<<<<

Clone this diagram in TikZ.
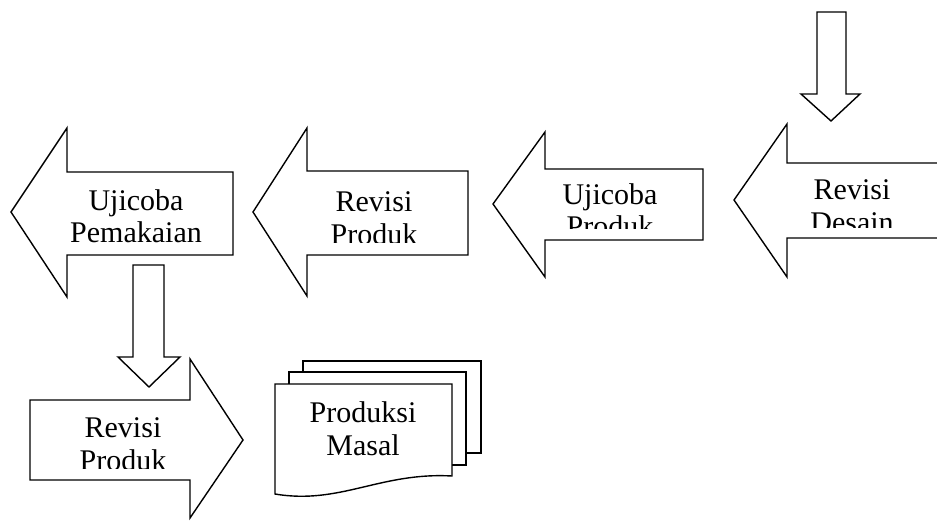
\documentclass[tikz,border=0pt]{standalone}
\usepackage{fontspec}
\setmainfont{Liberation Serif}
\begin{document}
\begin{tikzpicture}[x=1pt,y=-1pt,
  shapeline/.style={draw=black,line width=1.4pt,fill=white,line join=miter},
  lbl/.style={anchor=base,inner sep=0pt,font=\fontsize{30}{33}\selectfont}]
\useasboundingbox (0,0) rectangle (937,521);
% --- Arrow 1: Ujicoba Pemakaian
\draw[shapeline] (233,172) -- (67,172) -- (67,128) -- (11,212) -- (67,297) -- (67,255) -- (233,255) -- cycle;
\node[lbl] (a1l1) at (136,211) {Ujicoba};
\node[lbl] (a1l2) at (136,243) {Pemakaian};
% --- Arrow 2: Revisi Produk
\draw[shapeline] (468,171) -- (307,171) -- (307,128) -- (253,212) -- (307,296) -- (307,255) -- (468,255) -- cycle;
\begin{scope}
\clip (300,150) rectangle (468,243);
\node[lbl] (a2l1) at (374,212) {Revisi};
\node[lbl] (a2l2) at (374,245) {Produk};
\end{scope}
% --- Arrow 3: Ujicoba Produk
\draw[shapeline] (703,169) -- (545,169) -- (545,132) -- (493,204) -- (545,277) -- (545,240) -- (703,240) -- cycle;
\begin{scope}
\clip (540,150) rectangle (703,229);
\node[lbl] (a3l1) at (610,205) {Ujicoba};
\node[lbl] (a3l2) at (610,237) {Produk};
\end{scope}
% --- Arrow 4: Revisi Desain (runs off the right edge)
\fill[white] (937,163) -- (787,163) -- (787,124) -- (734,200) -- (787,277) -- (787,238) -- (937,238) -- cycle;
\draw[line width=1.4pt,line join=miter] (937,163) -- (787,163) -- (787,124) -- (734,200) -- (787,277) -- (787,238) -- (937,238);
\begin{scope}
\clip (780,140) rectangle (937,228);
\node[lbl] (a4l1) at (852,200) {Revisi};
\node[lbl] (a4l2) at (852,233) {Desain};
\end{scope}
% --- Down arrow at top right
\draw[shapeline] (817,12) -- (846,12) -- (846,94) -- (860,94) -- (831,121) -- (801,94) -- (817,94) -- cycle;
% --- Down arrow under Ujicoba Pemakaian
\draw[shapeline] (133,265) -- (164,265) -- (164,357) -- (180,357) -- (149,387) -- (118,357) -- (133,357) -- cycle;
% --- Right arrow: Revisi Produk
\draw[shapeline] (30,400) -- (190,400) -- (190,359) -- (243,440) -- (190,518) -- (190,480) -- (30,480) -- cycle;
\begin{scope}
\clip (25,380) rectangle (190,468);
\node[lbl] (a5l1) at (123,437) {Revisi};
\node[lbl] (a5l2) at (123,470) {Produk};
\end{scope}
% --- Multi-document: Produksi Masal
\draw[shapeline] (303,361) rectangle (481,453);
\draw[shapeline] (289,372) rectangle (466,465);
\draw[shapeline] (275,384) -- (452,384) -- (452,476) .. controls (380,472) and (340,505) .. (275,494) -- cycle;
\node[lbl] (d1) at (363,422) {Produksi};
\node[lbl] (d2) at (363,455) {Masal};
\end{tikzpicture}
\end{document}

>>>>

→ SHORT TASK
Repeat the material exactly as it reads, without any of its pictures.

→ EXPECTED ANSWER
Clone this diagram in TikZ.
\documentclass[tikz,border=0pt]{standalone}
\usepackage{fontspec}
\setmainfont{Liberation Serif}
\begin{document}
\begin{tikzpicture}[x=1pt,y=-1pt,
  shapeline/.style={draw=black,line width=1.4pt,fill=white,line join=miter},
  lbl/.style={anchor=base,inner sep=0pt,font=\fontsize{30}{33}\selectfont}]
\useasboundingbox (0,0) rectangle (937,521);
% --- Arrow 1: Ujicoba Pemakaian
\draw[shapeline] (233,172) -- (67,172) -- (67,128) -- (11,212) -- (67,297) -- (67,255) -- (233,255) -- cycle;
\node[lbl] (a1l1) at (136,211) {Ujicoba};
\node[lbl] (a1l2) at (136,243) {Pemakaian};
% --- Arrow 2: Revisi Produk
\draw[shapeline] (468,171) -- (307,171) -- (307,128) -- (253,212) -- (307,296) -- (307,255) -- (468,255) -- cycle;
\begin{scope}
\clip (300,150) rectangle (468,243);
\node[lbl] (a2l1) at (374,212) {Revisi};
\node[lbl] (a2l2) at (374,245) {Produk};
\end{scope}
% --- Arrow 3: Ujicoba Produk
\draw[shapeline] (703,169) -- (545,169) -- (545,132) -- (493,204) -- (545,277) -- (545,240) -- (703,240) -- cycle;
\begin{scope}
\clip (540,150) rectangle (703,229);
\node[lbl] (a3l1) at (610,205) {Ujicoba};
\node[lbl] (a3l2) at (610,237) {Produk};
\end{scope}
% --- Arrow 4: Revisi Desain (runs off the right edge)
\fill[white] (937,163) -- (787,163) -- (787,124) -- (734,200) -- (787,277) -- (787,238) -- (937,238) -- cycle;
\draw[line width=1.4pt,line join=miter] (937,163) -- (787,163) -- (787,124) -- (734,200) -- (787,277) -- (787,238) -- (937,238);
\begin{scope}
\clip (780,140) rectangle (937,228);
\node[lbl] (a4l1) at (852,200) {Revisi};
\node[lbl] (a4l2) at (852,233) {Desain};
\end{scope}
% --- Down arrow at top right
\draw[shapeline] (817,12) -- (846,12) -- (846,94) -- (860,94) -- (831,121) -- (801,94) -- (817,94) -- cycle;
% --- Down arrow under Ujicoba Pemakaian
\draw[shapeline] (133,265) -- (164,265) -- (164,357) -- (180,357) -- (149,387) -- (118,357) -- (133,357) -- cycle;
% --- Right arrow: Revisi Produk
\draw[shapeline] (30,400) -- (190,400) -- (190,359) -- (243,440) -- (190,518) -- (190,480) -- (30,480) -- cycle;
\begin{scope}
\clip (25,380) rectangle (190,468);
\node[lbl] (a5l1) at (123,437) {Revisi};
\node[lbl] (a5l2) at (123,470) {Produk};
\end{scope}
% --- Multi-document: Produksi Masal
\draw[shapeline] (303,361) rectangle (481,453);
\draw[shapeline] (289,372) rectangle (466,465);
\draw[shapeline] (275,384) -- (452,384) -- (452,476) .. controls (380,472) and (340,505) .. (275,494) -- cycle;
\node[lbl] (d1) at (363,422) {Produksi};
\node[lbl] (d2) at (363,455) {Masal};
\end{tikzpicture}
\end{document}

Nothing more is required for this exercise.